German exports rose for the second straight month in November 2009 and may rise 10% in 2010. Meanwhile, despite the rise, China has overtaken Germany as the world's top goods exporter.
Exports rose 1.6% in November, after seasonal adjustments, following an increase of 1.9% in October, according to Destatis, the German national statistics office today.
Germany exported goods worth €734.6 billion (US$1.05 trillion) in the first 11 months of last year - - down 19.9% on the same period in 2008.
In the 11 months from January to November, Chinese goods exports reached a total value of $1.07 trillion
BGA, the Federation of German Wholesale and Foreign Trade, said on Dec 30th, that it expected German exports to rise 10% in 2010.
German exports will rise mainly owing to demand from Asia, according to a BGA survey carried out among member companies.
"Our biggest rival is, however, our most dynamic client," Anton Boerner, BGA president, said, adding that China with its demand in infrastructure, machinery and green technology offers good export opportunities for several years, just as India, Brazil and Russia do.
Destatis said today that Germany exported commodities to the value of €73.7 billion and imports were valued at €56.3 billion, in November 2009.
German exports fell by 3.1% and imports by 14.8% in November 2009 compared with the same moth in 2008. Imports fell by 5.9% in the month of November.
The foreign trade balance showed a surplus of €17.4 billion in November 2009. In November 2008, the surplus amounted to €10.0 billion.

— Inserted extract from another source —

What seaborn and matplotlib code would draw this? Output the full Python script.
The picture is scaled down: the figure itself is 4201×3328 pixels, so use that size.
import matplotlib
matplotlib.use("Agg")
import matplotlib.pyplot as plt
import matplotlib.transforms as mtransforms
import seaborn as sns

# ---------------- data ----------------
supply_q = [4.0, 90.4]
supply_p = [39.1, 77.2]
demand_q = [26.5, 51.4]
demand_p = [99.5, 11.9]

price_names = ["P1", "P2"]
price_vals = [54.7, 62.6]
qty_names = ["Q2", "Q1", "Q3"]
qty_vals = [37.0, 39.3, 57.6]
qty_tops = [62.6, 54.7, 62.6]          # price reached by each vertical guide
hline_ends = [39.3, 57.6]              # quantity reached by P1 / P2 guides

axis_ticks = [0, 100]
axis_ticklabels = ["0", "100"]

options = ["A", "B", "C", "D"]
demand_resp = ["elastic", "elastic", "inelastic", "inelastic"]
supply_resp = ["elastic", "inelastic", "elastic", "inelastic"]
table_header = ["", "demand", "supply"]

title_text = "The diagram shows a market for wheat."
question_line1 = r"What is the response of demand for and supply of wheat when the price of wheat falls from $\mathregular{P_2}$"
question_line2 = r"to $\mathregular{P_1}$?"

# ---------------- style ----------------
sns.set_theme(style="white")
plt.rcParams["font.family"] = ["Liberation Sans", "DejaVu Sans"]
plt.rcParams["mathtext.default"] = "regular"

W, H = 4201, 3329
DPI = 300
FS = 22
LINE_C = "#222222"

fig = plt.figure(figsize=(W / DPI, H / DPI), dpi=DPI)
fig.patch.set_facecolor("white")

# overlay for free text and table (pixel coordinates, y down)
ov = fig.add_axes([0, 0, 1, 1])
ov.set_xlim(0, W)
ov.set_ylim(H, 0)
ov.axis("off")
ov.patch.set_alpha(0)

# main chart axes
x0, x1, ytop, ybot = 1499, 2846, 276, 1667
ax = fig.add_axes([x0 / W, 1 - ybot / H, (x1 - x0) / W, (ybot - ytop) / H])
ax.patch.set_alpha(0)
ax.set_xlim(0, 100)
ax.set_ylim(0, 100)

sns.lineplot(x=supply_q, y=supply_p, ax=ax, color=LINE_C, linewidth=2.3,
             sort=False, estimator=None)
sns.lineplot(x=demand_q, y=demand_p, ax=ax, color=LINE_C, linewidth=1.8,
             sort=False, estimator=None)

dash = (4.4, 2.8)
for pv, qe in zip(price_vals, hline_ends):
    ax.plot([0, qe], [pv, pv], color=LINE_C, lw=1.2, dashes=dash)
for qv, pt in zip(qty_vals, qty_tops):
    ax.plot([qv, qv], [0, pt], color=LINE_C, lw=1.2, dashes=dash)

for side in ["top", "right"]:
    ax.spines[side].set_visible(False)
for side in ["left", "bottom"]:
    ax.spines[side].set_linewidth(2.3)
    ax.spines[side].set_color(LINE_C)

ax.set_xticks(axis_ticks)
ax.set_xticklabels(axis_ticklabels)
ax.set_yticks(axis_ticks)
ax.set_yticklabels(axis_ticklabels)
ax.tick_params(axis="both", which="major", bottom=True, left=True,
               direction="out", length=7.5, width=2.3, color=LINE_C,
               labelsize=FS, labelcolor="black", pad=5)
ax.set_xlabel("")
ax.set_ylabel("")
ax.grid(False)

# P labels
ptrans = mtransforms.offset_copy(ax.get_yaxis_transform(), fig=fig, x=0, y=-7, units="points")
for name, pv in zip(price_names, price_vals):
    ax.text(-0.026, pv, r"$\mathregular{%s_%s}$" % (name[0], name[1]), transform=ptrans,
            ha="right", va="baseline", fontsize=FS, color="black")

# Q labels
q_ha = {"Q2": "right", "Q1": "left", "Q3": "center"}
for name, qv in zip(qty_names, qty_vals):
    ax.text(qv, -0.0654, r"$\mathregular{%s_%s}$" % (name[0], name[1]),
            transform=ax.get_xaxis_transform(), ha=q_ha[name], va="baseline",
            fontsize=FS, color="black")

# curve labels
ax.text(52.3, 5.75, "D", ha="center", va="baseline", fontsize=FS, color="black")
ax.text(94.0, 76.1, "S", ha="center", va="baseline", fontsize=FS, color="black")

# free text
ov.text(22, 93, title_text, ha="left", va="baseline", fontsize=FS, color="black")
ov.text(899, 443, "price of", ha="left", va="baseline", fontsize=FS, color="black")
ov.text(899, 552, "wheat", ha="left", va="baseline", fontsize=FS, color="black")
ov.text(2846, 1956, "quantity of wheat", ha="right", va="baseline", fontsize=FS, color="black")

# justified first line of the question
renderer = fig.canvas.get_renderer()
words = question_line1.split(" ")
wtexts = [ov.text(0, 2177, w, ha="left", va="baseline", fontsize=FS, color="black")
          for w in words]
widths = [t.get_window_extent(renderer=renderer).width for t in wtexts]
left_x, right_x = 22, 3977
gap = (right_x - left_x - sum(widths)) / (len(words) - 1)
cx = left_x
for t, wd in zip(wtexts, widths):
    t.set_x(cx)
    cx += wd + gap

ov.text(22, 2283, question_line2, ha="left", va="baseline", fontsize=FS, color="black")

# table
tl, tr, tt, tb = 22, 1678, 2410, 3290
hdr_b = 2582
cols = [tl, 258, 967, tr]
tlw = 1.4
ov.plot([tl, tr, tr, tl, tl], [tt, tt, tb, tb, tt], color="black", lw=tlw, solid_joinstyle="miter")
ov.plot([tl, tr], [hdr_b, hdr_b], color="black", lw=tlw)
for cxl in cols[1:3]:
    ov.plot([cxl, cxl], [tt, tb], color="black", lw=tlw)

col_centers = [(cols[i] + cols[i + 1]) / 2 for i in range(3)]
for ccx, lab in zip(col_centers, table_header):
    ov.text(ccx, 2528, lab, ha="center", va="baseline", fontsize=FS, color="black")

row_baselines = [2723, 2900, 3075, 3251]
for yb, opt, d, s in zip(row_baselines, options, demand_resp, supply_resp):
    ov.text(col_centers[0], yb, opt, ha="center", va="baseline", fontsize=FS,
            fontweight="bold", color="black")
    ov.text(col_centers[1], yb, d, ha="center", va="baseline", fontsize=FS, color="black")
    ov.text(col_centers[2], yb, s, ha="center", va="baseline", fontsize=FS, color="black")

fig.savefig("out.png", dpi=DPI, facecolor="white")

Deutsche Bundesbank data shows that the current account of the balance of payments showed a surplus of €18.1 billion in November 2009, which included the balance of services (+ €0.5 billion), factor income net (+ €4.9 billion), current transfers (– €3.9 billion), and supplementary trade items (– €0.8 billion). In November 2008, the German current account showed a surplus of €9.4 billion.
In November 2009, EU exports were valued at €44.3 billion while imports were valued at €36.3 billion from those countries. Compared with November 2008, dispatches to and arrivals from the
EU countries decreased by 6.7% and 10.7%, respectively.
Exports to the 15 other Eurozone countries were €30.4 billion (–4.4%) while the value of imports was €25.6 billion (–7.9%).
Exports of commodities to countries outside the European Union (third countries) amounted to €29.5 billion in November 2009, while imports from those countries amounted to €20.1 billion. Compared with November 2008, exports to third countries increased by 2.9% and imports from those countries decreased by 21.3%.